Description of the task
Collect all lines from the listing that include the string "this".

Available data
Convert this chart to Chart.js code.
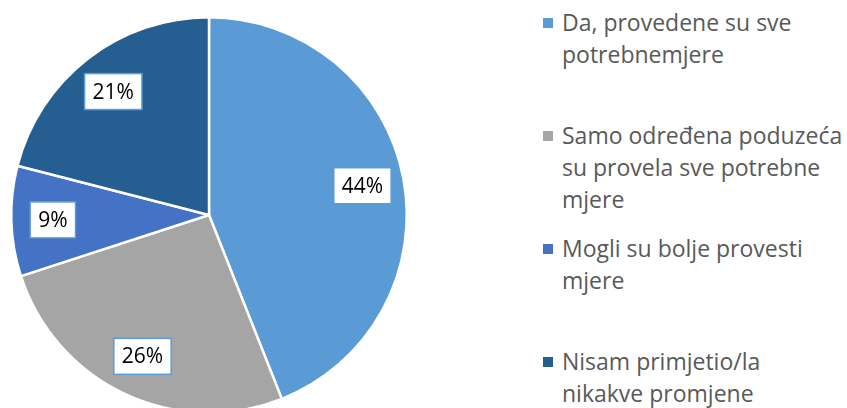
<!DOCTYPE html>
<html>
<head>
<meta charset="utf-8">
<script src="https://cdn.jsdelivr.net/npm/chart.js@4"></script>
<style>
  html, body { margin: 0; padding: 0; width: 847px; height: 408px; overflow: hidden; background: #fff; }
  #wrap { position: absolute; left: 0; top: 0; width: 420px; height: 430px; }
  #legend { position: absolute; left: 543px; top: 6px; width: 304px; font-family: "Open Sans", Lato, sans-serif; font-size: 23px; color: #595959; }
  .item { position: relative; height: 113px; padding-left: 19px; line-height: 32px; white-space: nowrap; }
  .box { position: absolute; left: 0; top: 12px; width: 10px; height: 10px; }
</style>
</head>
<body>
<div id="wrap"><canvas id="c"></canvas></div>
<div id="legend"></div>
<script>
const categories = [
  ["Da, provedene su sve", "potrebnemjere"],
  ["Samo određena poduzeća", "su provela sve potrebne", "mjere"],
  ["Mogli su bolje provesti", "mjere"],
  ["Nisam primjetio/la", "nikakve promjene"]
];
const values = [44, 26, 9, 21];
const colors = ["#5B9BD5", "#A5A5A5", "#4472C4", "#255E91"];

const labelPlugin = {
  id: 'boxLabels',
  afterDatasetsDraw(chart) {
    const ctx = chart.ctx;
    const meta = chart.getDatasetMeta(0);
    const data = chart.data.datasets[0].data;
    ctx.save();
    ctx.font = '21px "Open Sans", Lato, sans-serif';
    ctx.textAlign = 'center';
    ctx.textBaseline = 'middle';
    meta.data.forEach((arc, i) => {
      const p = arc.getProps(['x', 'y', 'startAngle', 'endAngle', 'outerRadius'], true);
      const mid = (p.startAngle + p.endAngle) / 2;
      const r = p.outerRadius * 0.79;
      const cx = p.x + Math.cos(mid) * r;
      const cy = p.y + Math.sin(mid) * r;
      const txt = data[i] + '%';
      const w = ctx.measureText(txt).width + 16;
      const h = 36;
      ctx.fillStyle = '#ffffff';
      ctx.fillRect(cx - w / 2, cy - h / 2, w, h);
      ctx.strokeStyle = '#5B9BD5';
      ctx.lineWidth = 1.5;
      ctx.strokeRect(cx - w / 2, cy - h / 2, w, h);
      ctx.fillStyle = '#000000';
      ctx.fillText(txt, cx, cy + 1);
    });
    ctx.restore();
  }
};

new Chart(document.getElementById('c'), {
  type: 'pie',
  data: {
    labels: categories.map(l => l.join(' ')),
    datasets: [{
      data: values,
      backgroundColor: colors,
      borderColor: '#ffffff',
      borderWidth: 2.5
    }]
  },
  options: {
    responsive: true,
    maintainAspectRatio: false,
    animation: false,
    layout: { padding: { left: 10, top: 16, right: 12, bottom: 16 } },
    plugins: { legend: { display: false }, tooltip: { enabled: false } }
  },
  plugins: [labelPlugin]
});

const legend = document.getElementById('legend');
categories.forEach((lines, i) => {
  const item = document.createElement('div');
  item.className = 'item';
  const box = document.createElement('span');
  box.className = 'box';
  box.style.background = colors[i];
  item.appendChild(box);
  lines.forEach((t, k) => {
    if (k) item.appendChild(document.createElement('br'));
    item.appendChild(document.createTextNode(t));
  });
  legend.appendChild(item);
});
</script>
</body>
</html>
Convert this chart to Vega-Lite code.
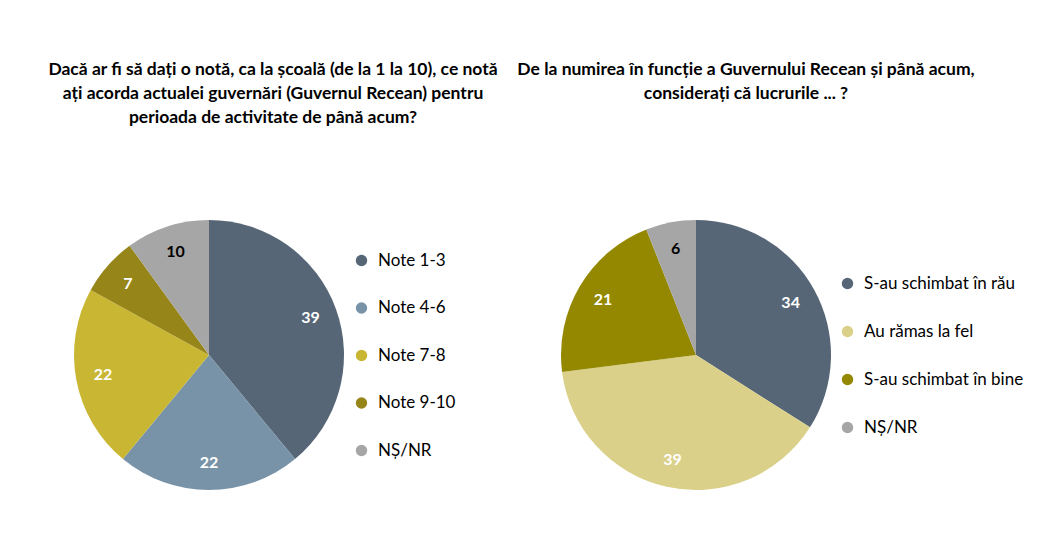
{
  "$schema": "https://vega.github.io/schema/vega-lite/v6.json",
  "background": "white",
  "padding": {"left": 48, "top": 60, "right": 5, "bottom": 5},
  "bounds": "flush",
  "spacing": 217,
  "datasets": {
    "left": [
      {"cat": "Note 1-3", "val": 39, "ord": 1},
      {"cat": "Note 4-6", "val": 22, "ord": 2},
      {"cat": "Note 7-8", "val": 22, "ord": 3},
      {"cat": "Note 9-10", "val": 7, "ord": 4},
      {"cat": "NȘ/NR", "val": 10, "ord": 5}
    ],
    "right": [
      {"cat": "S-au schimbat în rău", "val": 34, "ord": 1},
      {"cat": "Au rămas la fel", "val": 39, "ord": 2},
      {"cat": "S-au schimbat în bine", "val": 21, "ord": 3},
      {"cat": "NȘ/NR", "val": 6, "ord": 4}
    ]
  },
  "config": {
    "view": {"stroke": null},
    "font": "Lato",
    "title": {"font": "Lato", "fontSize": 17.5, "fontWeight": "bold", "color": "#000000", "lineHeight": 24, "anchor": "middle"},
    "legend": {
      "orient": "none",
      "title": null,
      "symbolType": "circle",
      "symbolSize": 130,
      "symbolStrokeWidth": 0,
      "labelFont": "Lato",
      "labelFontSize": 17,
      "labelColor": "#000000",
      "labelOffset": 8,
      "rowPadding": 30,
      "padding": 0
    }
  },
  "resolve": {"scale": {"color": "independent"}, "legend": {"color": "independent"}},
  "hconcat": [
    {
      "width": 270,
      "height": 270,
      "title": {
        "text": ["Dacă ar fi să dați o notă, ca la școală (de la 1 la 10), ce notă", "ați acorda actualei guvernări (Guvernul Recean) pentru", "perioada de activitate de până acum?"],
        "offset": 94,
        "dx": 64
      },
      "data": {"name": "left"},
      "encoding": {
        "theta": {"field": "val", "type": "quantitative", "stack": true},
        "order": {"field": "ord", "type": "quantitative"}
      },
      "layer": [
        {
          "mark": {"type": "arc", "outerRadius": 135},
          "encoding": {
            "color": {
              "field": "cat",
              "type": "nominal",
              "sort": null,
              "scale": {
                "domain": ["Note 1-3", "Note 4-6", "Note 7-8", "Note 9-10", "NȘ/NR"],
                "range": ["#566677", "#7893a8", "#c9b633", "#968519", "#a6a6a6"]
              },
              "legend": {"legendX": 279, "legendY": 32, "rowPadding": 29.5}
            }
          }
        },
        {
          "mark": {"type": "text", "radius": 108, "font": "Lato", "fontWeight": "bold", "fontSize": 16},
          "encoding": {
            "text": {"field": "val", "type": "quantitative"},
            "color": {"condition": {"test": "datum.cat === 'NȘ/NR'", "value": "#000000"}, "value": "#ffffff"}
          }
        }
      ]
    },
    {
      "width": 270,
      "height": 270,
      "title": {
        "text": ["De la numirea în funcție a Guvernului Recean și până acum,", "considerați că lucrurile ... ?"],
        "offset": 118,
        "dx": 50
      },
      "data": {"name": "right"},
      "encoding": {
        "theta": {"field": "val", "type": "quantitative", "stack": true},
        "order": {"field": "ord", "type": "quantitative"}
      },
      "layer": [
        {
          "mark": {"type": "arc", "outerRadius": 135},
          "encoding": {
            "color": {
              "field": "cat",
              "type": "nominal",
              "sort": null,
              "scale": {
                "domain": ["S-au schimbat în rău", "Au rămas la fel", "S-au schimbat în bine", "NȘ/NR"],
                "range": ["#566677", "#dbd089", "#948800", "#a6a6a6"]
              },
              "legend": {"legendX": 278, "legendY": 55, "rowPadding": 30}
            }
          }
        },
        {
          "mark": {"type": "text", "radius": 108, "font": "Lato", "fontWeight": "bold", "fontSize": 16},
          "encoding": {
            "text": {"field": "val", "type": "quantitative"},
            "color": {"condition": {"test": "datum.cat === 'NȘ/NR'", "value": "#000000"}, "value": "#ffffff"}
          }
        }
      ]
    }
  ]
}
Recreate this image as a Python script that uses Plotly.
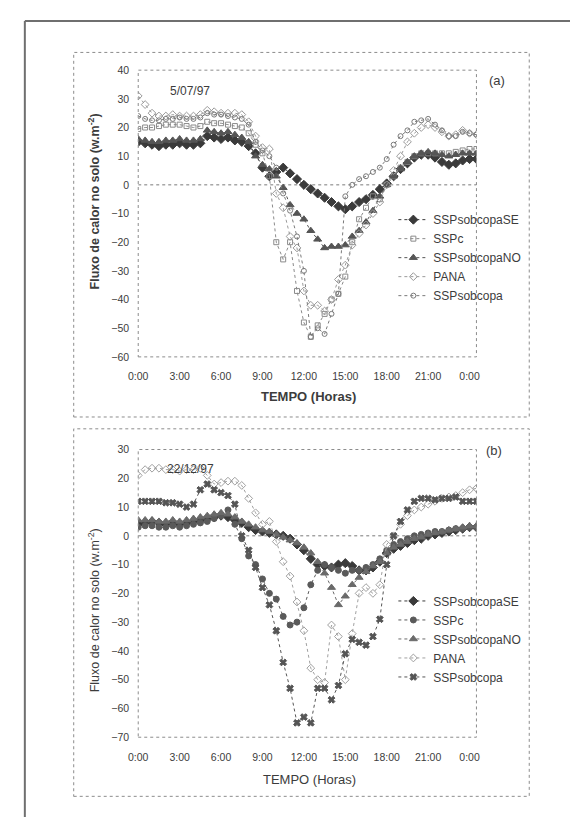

Right answer
Convert this chart to Chart.js code.
Convert this chart to Vega-Lite code.
Recreate this image as a Python script that uses Plotly.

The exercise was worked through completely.